# Any waterfowlers on here?



## BrewDog (Sep 16, 2013)

I've been hunting waterfowl for a very long time now. Season is coming up fast here in So Ohio!


----------



## svk (Sep 16, 2013)

It's been slow here the last few years but looking forward to getting the boys out this weekend. Really early opener up here this year.


----------



## BrewDog (Sep 16, 2013)

Youth opener is Oct 5th and 6th....I'll take my nephew out for some woodies. Then our 1st split comes in Oct 19th-Nov 3rd.......I call it wood duck season. 2nd split comes in Nov 30th-Jan 30 and hopefully by mid December we'll have these cold temps and nasty winter they're predicting. Only way we get a good northern push is an early freeze. Numbers look good this year!
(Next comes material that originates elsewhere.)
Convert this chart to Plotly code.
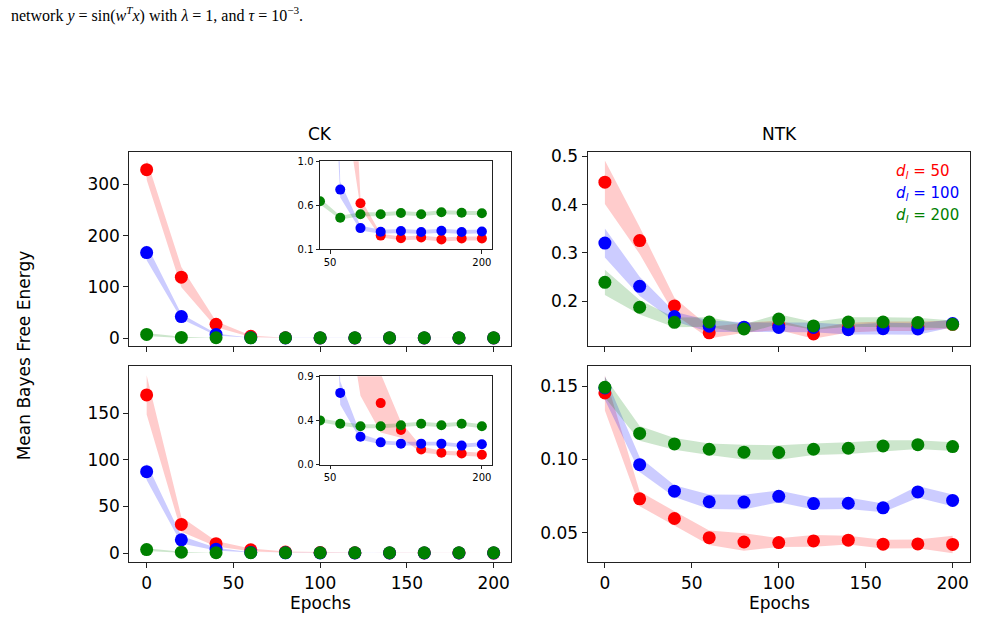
import plotly.graph_objects as go

# ---------------- data ----------------
epochs = [0, 20, 40, 60, 80, 100, 120, 140, 160, 180, 200]
series_names = ["d_l = 50", "d_l = 100", "d_l = 200"]

# CK (top row): mean Bayes free energy and band half-widths
ck_top_50 = [329, 119, 27, 3.4, 0.57, 0.238, 0.21, 0.218, 0.198, 0.208, 0.208]
ck_top_100 = [167, 42, 7, 0.71, 0.315, 0.278, 0.285, 0.275, 0.288, 0.275, 0.281]
ck_top_200 = [7, 1.3, 0.59, 0.422, 0.457, 0.457, 0.47, 0.457, 0.477, 0.473, 0.467]
ck_top_50_err = [20, 20, 6, 1.5, 0.05, 0.02, 0.02, 0.02, 0.02, 0.02, 0.02]
ck_top_100_err = [15, 5, 2, 0.08, 0.025, 0.02, 0.02, 0.02, 0.02, 0.02, 0.02]
ck_top_200_err = [3, 1, 0.03, 0.02, 0.02, 0.02, 0.02, 0.02, 0.02, 0.02, 0.02]

# CK (bottom row)
ck_bot_50 = [169.6, 30.8, 10.1, 3.5, 1.2, 0.626, 0.353, 0.153, 0.12, 0.113, 0.10]
ck_bot_100 = [87.3, 14.3, 4.2, 0.73, 0.283, 0.226, 0.213, 0.213, 0.213, 0.193, 0.206]
ck_bot_200 = [3.8, 1.0, 0.45, 0.416, 0.39, 0.39, 0.40, 0.416, 0.40, 0.416, 0.39]
ck_bot_50_err = [21, 8, 3, 1.5, 0.5, 0.3, 0.08, 0.03, 0.02, 0.02, 0.02]
ck_bot_100_err = [9, 4, 1.5, 0.12, 0.03, 0.02, 0.02, 0.02, 0.02, 0.02, 0.02]
ck_bot_200_err = [1.5, 0.5, 0.02, 0.02, 0.02, 0.02, 0.02, 0.02, 0.02, 0.02, 0.02]

# NTK (top row)
ntk_top_50 = [0.4464, 0.3255, 0.19, 0.1344, 0.1446, 0.15, 0.132, 0.145, 0.148, 0.148, 0.152]
ntk_top_100 = [0.3203, 0.2307, 0.1682, 0.148, 0.146, 0.1456, 0.1456, 0.1409, 0.143, 0.1422, 0.1537]
ntk_top_200 = [0.2389, 0.1873, 0.1561, 0.1568, 0.1422, 0.163, 0.1487, 0.1568, 0.1568, 0.1555, 0.152]
ntk_top_50_err = [0.045, 0.028, 0.017, 0.012, 0.01, 0.01, 0.01, 0.01, 0.01, 0.01, 0.008]
ntk_top_100_err = [0.03, 0.02, 0.01, 0.012, 0.01, 0.01, 0.01, 0.01, 0.012, 0.012, 0.008]
ntk_top_200_err = [0.026, 0.015, 0.01, 0.01, 0.01, 0.01, 0.008, 0.01, 0.01, 0.01, 0.008]

# NTK (bottom row)
ntk_bot_50 = [0.1453, 0.0731, 0.0597, 0.0466, 0.0437, 0.0433, 0.0444, 0.0449, 0.0422, 0.0424, 0.0420]
ntk_bot_100 = [0.1487, 0.0964, 0.0783, 0.0711, 0.0709, 0.0748, 0.0699, 0.0701, 0.067, 0.0778, 0.072]
ntk_bot_200 = [0.1491, 0.1177, 0.1105, 0.1069, 0.1049, 0.1047, 0.1069, 0.1076, 0.1091, 0.11, 0.1087]
ntk_bot_50_err = [0.012, 0.005, 0.005, 0.005, 0.006, 0.003, 0.004, 0.003, 0.003, 0.003, 0.006]
ntk_bot_100_err = [0.008, 0.005, 0.004, 0.005, 0.005, 0.004, 0.004, 0.004, 0.003, 0.004, 0.004]
ntk_bot_200_err = [0.007, 0.005, 0.004, 0.004, 0.005, 0.005, 0.004, 0.004, 0.004, 0.003, 0.003]

colors = ["#ff0000", "#0000ff", "#008000"]
fills = ["rgba(255,0,0,0.2)", "rgba(0,0,255,0.2)", "rgba(0,128,0,0.2)"]

W, H = 981, 640
FONT = "DejaVu Sans"


def px(x):
    return x / W


def py(y):
    return 1 - y / H


fig = go.Figure()


def add_panel(xa, ya, means, errs, msize):
    for m, e, c, f in zip(means, errs, colors, fills):
        upper = [a + b for a, b in zip(m, e)]
        lower = [a - b for a, b in zip(m, e)]
        fig.add_trace(go.Scatter(
            x=epochs + epochs[::-1], y=upper + lower[::-1],
            fill="toself", fillcolor=f, line=dict(width=0),
            mode="lines", hoverinfo="skip", showlegend=False,
            xaxis=xa, yaxis=ya))
    for m, e, c, f in zip(means, errs, colors, fills):
        fig.add_trace(go.Scatter(
            x=epochs, y=m, mode="markers",
            marker=dict(color=c, size=msize, line=dict(width=0)),
            showlegend=False, xaxis=xa, yaxis=ya))


add_panel("x", "y", [ck_top_50, ck_top_100, ck_top_200],
          [ck_top_50_err, ck_top_100_err, ck_top_200_err], 13)
add_panel("x2", "y2", [ntk_top_50, ntk_top_100, ntk_top_200],
          [ntk_top_50_err, ntk_top_100_err, ntk_top_200_err], 13)
add_panel("x3", "y3", [ck_bot_50, ck_bot_100, ck_bot_200],
          [ck_bot_50_err, ck_bot_100_err, ck_bot_200_err], 13)
add_panel("x4", "y4", [ntk_bot_50, ntk_bot_100, ntk_bot_200],
          [ntk_bot_50_err, ntk_bot_100_err, ntk_bot_200_err], 13)
add_panel("x5", "y5", [ck_top_50, ck_top_100, ck_top_200],
          [ck_top_50_err, ck_top_100_err, ck_top_200_err], 10)
add_panel("x6", "y6", [ck_bot_50, ck_bot_100, ck_bot_200],
          [ck_bot_50_err, ck_bot_100_err, ck_bot_200_err], 10)

axis_common = dict(showline=True, mirror=True, linecolor="#222", linewidth=1,
                   ticks="outside", ticklen=5, tickwidth=1, tickcolor="#222",
                   showgrid=False, zeroline=False,
                   tickfont=dict(family=FONT, size=17, color="black"))
inset_common = dict(showline=True, mirror=True, linecolor="#222", linewidth=1,
                    ticks="outside", ticklen=3.5, tickwidth=1, tickcolor="#222",
                    showgrid=False, zeroline=False,
                    tickfont=dict(family=FONT, size=10, color="black"))

L1, R1 = px(129.3), px(511)
L2, R2 = px(587.5), px(970)
TT, TB = py(148.5), py(347)
BT, BB = py(366.5), py(567)
main_x = dict(range=[-10, 210], tickvals=[0, 50, 100, 150, 200])

fig.update_layout(
    width=W, height=H, margin=dict(l=0, r=0, t=0, b=0),
    paper_bgcolor="white", plot_bgcolor="rgba(0,0,0,0)",
    xaxis=dict(domain=[L1, R1], anchor="y", showticklabels=False, **main_x, **axis_common),
    yaxis=dict(domain=[TB, TT], anchor="x", range=[-16.5, 364], tickvals=[0, 100, 200, 300], **axis_common),
    xaxis2=dict(domain=[L2, R2], anchor="y2", showticklabels=False, **main_x, **axis_common),
    yaxis2=dict(domain=[TB, TT], anchor="x2", range=[0.106, 0.5096], tickvals=[0.2, 0.3, 0.4, 0.5],
                tickformat=".1f", **axis_common),
    xaxis3=dict(domain=[L1, R1], anchor="y3", **main_x, **axis_common),
    yaxis3=dict(domain=[BB, BT], anchor="x3", range=[-9.9, 201], tickvals=[0, 50, 100, 150], **axis_common),
    xaxis4=dict(domain=[L2, R2], anchor="y4", **main_x, **axis_common),
    yaxis4=dict(domain=[BB, BT], anchor="x4", range=[0.0298, 0.1639], tickvals=[0.05, 0.10, 0.15],
                tickformat=".2f", **axis_common),
    xaxis5=dict(domain=[px(320), px(492)], anchor="y5", range=[40, 210], tickvals=[50, 200], **inset_common),
    yaxis5=dict(domain=[py(247.7), py(158.3)], anchor="x5", range=[0.1, 1.0],
                tickvals=[0.1, 0.55, 1.0], ticktext=["0.1", "0.6", "1.0"], **inset_common),
    xaxis6=dict(domain=[px(320), px(492)], anchor="y6", range=[40, 210], tickvals=[50, 200], **inset_common),
    yaxis6=dict(domain=[py(467.3), py(377.3)], anchor="x6", range=[0.0, 0.9],
                tickvals=[0.0, 0.45, 0.9], ticktext=["0.0", "0.4", "0.9"], **inset_common),
)

ann = []
txt = dict(family=FONT, size=17, color="black")
ann.append(dict(text="CK", x=px(320), y=py(143), xref="paper", yref="paper",
                xanchor="center", yanchor="bottom", showarrow=False, font=txt))
ann.append(dict(text="NTK", x=px(779), y=py(143), xref="paper", yref="paper",
                xanchor="center", yanchor="bottom", showarrow=False, font=txt))
for xc in (320, 779):
    ann.append(dict(text="Epochs", x=px(xc), y=py(608), xref="paper", yref="paper",
                    xanchor="center", yanchor="middle", showarrow=False, font=txt))
ann.append(dict(text="Mean Bayes Free Energy", x=px(24), y=py(356), xref="paper", yref="paper",
                xanchor="center", yanchor="middle", textangle=-90, showarrow=False, font=txt))
labels = ["50", "100", "200"]
for i, (lab, c) in enumerate(zip(labels, colors)):
    ann.append(dict(text="<i>d</i><sub><i>l</i></sub> = " + lab, x=px(894), y=py(169 + 22 * i),
                    xref="paper", yref="paper", xanchor="left", yanchor="middle",
                    showarrow=False, font=dict(family=FONT, size=15, color=c)))
ann.append(dict(text="network <i>y</i> = sin(<i>w</i><sup><i>T</i></sup><i>x</i>) with <i>λ</i> = 1, and <i>τ</i> = 10<sup>−3</sup>.",
                x=px(9), y=py(9), xref="paper", yref="paper", xanchor="left", yanchor="middle",
                showarrow=False, font=dict(family="Liberation Serif", size=16, color="black")))
fig.update_layout(annotations=ann)

fig.write_html("out.html")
Good luck and let me know how you do!


----------



## svk (Sep 16, 2013)

Our youth waterfowl day was Sept 7th, WAY too early for this part of the state. They used to have it during the 3rd weekend of September, the week before normal opener.
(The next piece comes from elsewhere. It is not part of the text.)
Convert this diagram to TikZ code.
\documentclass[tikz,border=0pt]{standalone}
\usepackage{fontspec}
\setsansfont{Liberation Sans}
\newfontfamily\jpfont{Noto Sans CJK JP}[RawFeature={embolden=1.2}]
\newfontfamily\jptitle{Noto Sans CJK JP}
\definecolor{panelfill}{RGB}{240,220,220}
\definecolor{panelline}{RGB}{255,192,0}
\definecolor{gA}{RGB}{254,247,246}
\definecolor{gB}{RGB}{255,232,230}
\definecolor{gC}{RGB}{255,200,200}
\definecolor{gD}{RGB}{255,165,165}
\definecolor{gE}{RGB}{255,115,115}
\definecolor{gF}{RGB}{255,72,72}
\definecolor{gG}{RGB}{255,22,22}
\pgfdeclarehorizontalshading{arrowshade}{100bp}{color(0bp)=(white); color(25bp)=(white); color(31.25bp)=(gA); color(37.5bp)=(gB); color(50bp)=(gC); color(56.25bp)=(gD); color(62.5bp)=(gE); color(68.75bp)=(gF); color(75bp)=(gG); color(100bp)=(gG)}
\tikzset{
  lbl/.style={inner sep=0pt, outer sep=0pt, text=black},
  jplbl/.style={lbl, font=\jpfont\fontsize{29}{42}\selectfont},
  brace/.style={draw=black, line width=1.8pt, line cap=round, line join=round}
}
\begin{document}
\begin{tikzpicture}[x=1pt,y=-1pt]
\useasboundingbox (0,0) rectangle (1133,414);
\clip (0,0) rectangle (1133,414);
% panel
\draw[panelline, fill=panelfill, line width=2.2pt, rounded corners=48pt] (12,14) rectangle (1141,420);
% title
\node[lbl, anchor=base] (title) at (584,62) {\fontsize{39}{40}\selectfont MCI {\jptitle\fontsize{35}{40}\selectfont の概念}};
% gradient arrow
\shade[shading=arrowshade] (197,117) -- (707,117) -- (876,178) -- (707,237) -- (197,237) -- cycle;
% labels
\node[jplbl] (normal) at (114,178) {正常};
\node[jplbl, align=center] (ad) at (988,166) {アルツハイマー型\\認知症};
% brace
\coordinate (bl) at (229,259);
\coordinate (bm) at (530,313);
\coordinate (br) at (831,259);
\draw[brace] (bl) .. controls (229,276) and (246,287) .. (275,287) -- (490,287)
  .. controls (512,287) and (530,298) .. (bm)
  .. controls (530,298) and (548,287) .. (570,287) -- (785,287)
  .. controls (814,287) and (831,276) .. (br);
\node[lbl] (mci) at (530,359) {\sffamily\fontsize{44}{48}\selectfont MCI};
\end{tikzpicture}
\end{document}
I'm in ringbill central up here and we get a few woodies scattered in and mallards and bigger divers later in the year. I'm too far east in the state to get the major flyover.
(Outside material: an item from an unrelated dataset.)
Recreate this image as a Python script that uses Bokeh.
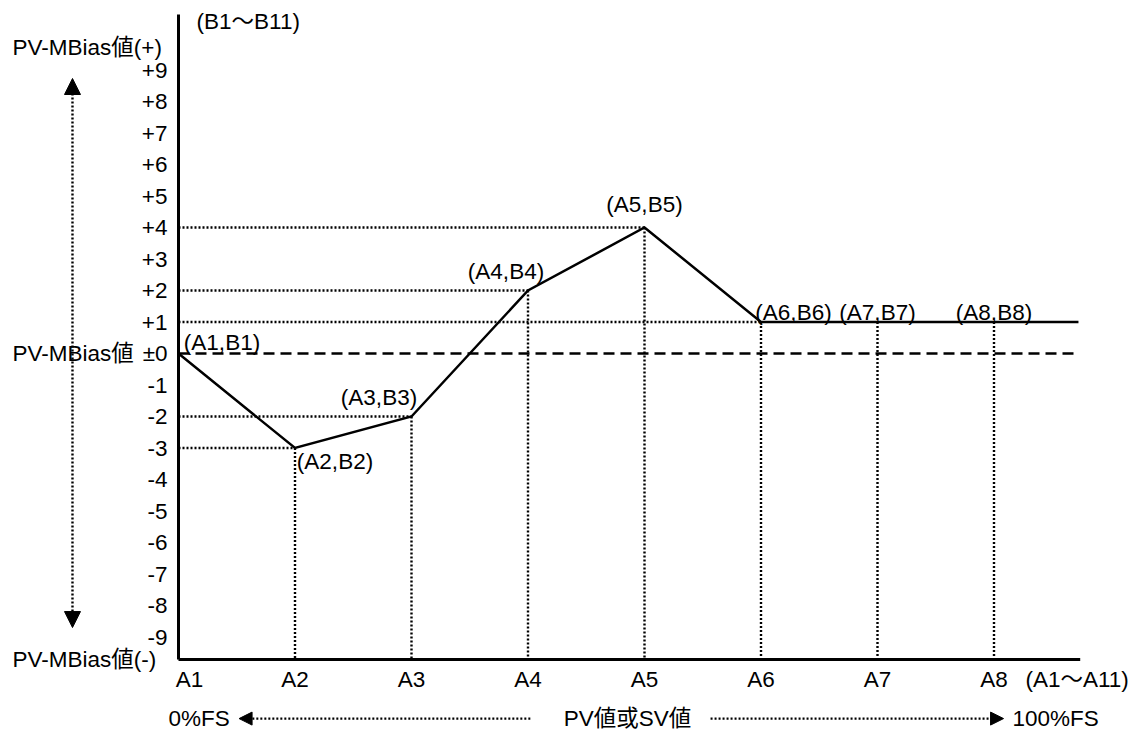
from bokeh.plotting import figure
from bokeh.models import Range1d, Arrow, NormalHead
from bokeh.core.properties import value
from bokeh.embed import file_html
from bokeh.resources import INLINE

# ---------------- data ----------------
categories = ["A1", "A2", "A3", "A4", "A5", "A6", "A7", "A8"]
cat_pos = [0, 1, 2, 3, 4, 5, 6, 7]
bias = [0, -3, -2, 2, 4, 1, 1, 1]
point_labels = ["(A1,B1)", "(A2,B2)", "(A3,B3)", "(A4,B4)",
                "(A5,B5)", "(A6,B6)", "(A7,B7)", "(A8,B8)"]
y_ticks = [9, 8, 7, 6, 5, 4, 3, 2, 1, 0, -1, -2, -3, -4, -5, -6, -7, -8, -9]
y_tick_labels = ["+9", "+8", "+7", "+6", "+5", "+4", "+3", "+2", "+1", "±0",
                 "-1", "-2", "-3", "-4", "-5", "-6", "-7", "-8", "-9"]

# ---------------- layout ----------------
W, H = 1134, 733
X_PX, Y_PX = 116.5, 31.5          # pixels per data unit
OX, OY = 178, 353                 # origin inside canvas
x0 = -OX / X_PX
y1 = OY / Y_PX
X_AX_Y = -9.714                   # level of the x axis
Y_AX_TOP = 10.76
X_END = 7.74
LINE_END = 7.725
BOT_Y = -11.59

FONT = value("'Liberation Sans', 'Noto Sans CJK JP', sans-serif")
FS = "22.5px"
DOT = value("2 6.5")
DOT_W = 2.4

p = figure(width=W, height=H, output_backend="svg", toolbar_location=None,
           x_range=Range1d(x0, x0 + W / X_PX), y_range=Range1d(y1 - H / Y_PX, y1),
           x_axis_type=None, y_axis_type=None, min_border=0,
           outline_line_color=None, background_fill_color="white",
           border_fill_color="white")
p.grid.visible = False

# dotted guide lines
hx0 = [0 for _ in cat_pos[1:6]]
p.segment(x0=hx0, y0=bias[1:6], x1=cat_pos[1:6], y1=bias[1:6],
          line_color="black", line_width=DOT_W, line_dash=DOT)
p.segment(x0=cat_pos[1:], y0=bias[1:], x1=cat_pos[1:], y1=[X_AX_Y] * 7,
          line_color="black", line_width=DOT_W, line_dash=DOT)

# zero dashed line
p.line(x=[0, LINE_END - 0.02], y=[0, 0], line_color="black", line_width=2.5,
       line_dash="11 6")

# axes
p.line(x=[0, 0], y=[X_AX_Y, Y_AX_TOP], line_color="black", line_width=3)
p.line(x=[0, X_END], y=[X_AX_Y, X_AX_Y], line_color="black", line_width=3)

# main polyline
p.line(x=cat_pos + [LINE_END], y=bias + [bias[-1]], line_color="black",
       line_width=2.5, line_join="miter")

# y tick labels
p.text(x=[0] * len(y_ticks), y=y_ticks, text=y_tick_labels, x_offset=-11,
       text_align="right", text_baseline="middle", text_font=FONT,
       text_font_size=FS, text_color="black")

# x tick labels
x_offs = [11, 0, 0, 0, 0, 0, 0, 0]
p.text(x=cat_pos, y=[-10.35] * 8, text=categories, x_offset=x_offs,
       text_align="center", text_baseline="middle", text_font=FONT,
       text_font_size=FS, text_color="black")

# point labels
lx = [43.5, 40, -32.5, -22, 0, 32.5, 0, 0]
ly = [-11, 13, -19, -19, -23, -10, -10, -10]
p.text(x=cat_pos, y=bias, text=point_labels, x_offset=lx, y_offset=ly,
       text_align="center", text_baseline="middle", text_font=FONT,
       text_font_size=FS, text_color="black")

# axis titles & side labels
p.text(x=[0.155], y=[10.54], text=["(B1～B11)"], text_align="left",
       text_baseline="middle", text_font=FONT, text_font_size=FS)
p.text(x=[7.27], y=[-10.35], text=["(A1～A11)"], text_align="left",
       text_baseline="middle", text_font=FONT, text_font_size=FS)
p.text(x=[-1.425, -1.425, -1.425], y=[9.714, 0, -9.714],
       text=["PV-MBias値(+)", "PV-MBias値", "PV-MBias値(-)"],
       text_align="left", text_baseline="middle", text_font=FONT,
       text_font_size=FS)
p.text(x=[-0.086, 7.159], y=[BOT_Y] * 2, text=["0%FS", "100%FS"],
       text_align="left", text_baseline="middle", text_font=FONT,
       text_font_size=FS)
p.text(x=[3.854], y=[BOT_Y], text=["PV値或SV値"],
       text_align="center", text_baseline="middle", text_font=FONT,
       text_font_size=FS)

# arrows
def head(s):
    return NormalHead(size=s, fill_color="black", line_color="black")

p.add_layout(Arrow(x_start=-0.91, y_start=-8.70, x_end=-0.91, y_end=8.73,
                   start=head(16), end=head(16),
                   line_color="black", line_width=DOT_W, line_dash=DOT))
p.add_layout(Arrow(x_start=3.02, y_start=BOT_Y, x_end=0.52, y_end=BOT_Y,
                   end=head(13), line_color="black", line_width=DOT_W, line_dash=DOT))
p.add_layout(Arrow(x_start=4.567, y_start=BOT_Y, x_end=7.082, y_end=BOT_Y,
                   end=head(13), line_color="black", line_width=DOT_W, line_dash=DOT))

open("out.html", "w").write(file_html(p, INLINE))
Still fun to hear those divers cup right over your head even if there aren't many around.

Heard tons of honkers last weekend. Wouldn't mind getting a few of those. Goose stroganoff rules.


----------



## H 2 H (Sep 16, 2013)

I shoot with a different weapon 









Oh and yes I did get chit on me


----------



## RacerX (Sep 16, 2013)

Canada goose season is open for the entire month of September. Ducks open in mid October for two weeks and then again in late November. Looking forward to hitting the marsh soon. :msp_smile:


----------



## little possum (Sep 16, 2013)

quack head here.... No ducks in NC. But I keep going? Idk why haha. Goin to pick up another boat this week. :bang:


----------



## barneyrb (Sep 16, 2013)

I've killed one or two ducks around here....


----------



## BrewDog (Sep 17, 2013)

H 2 H said:


> I shoot with a different weapon
> 
> 
> 
> ...



Awesome pic! I use that sort of weapon myself from time to time. If I could figure out how to post a pic on here......I'd share a few. Love to hunt snows! We only get a dozen or so mixed in with Canadas around here. Live in a nice little flyway directly south of Lake Erie...about 30 miles north of the Ohio River. We get a nice mix bag down (or up/over wherever you may be sitting right now) here.


----------



## RVALUE (Sep 17, 2013)

little possum said:


> quack head here.... No ducks in NC. But I keep going? Idk why haha. Goin to pick up another boat this week. :bang:



Come visit me in Stuttgart.


----------



## stihl sawing (Sep 17, 2013)

RVALUE said:


> Come visit me in Stuttgart.


Duck capital of the world.


----------



## little possum (Sep 17, 2013)

Came out to Jonesboro/Pocahontas once.. It was awesome. Cant wait to get back that way again. The younger boys that me and my buddy took under our "wing" want to go bad. I saw more ducks in a hour in AR, than I do in a season here. hahah


----------



## gunnusmc03 (Sep 17, 2013)

I've been really looking forward to this opener coming up this weekend. Good luck to you all, here's to a happy and safe season


----------



## svk (Oct 10, 2013)

How has everyone's season been so far?

Duck numbers are low here but put a few on the board. My shooting skills were real rusty but I'm starting to hone in after a few weeks.

We've got enough for a couple meals now and a batch of duck jerky too (yum).


----------



## gunnusmc03 (Oct 10, 2013)

The first few days of the season was gangbusters for us. We busted up mallards, teal, and woodies. I reck'on they were mostly local birds though, now there are very few birds flying around. I'm still waiting for storms up north to start driving them south.


----------



## little possum (Oct 10, 2013)

Hunted twice in the 4 day season.. Didnt even dust a feather, I am a bit rusty as well.. Heard of a few birds being swatted. Waiting for cold weather.


----------



## RacerX (Dec 25, 2013)

Things are changing around here now that it's finally gotten colder. My buddy shot a ring-neck duck on our last outing. Ring-necks are quite rare around here. It was the first time either of us had ever seen one. Off to the taxidermist.


----------



## little possum (Dec 26, 2013)

Bought another boat, havent even put a water pump on it, or transferred the title. Too many junior commanders for me, I know Im just a pup, but have always had respect. But havent heard of a bunch of birds being shot either. Buddy stayed out till 1pm the other day and shot one bird.


----------



## theswampthing (Dec 26, 2013)

I duck hunt. I used to hunt quite a bit, but only got out once this year in Louisiana. Had a good time though. Really need start on my boat to get away from all the Duck Dynasty crowd that invaded my old walk in places, hahaha.


----------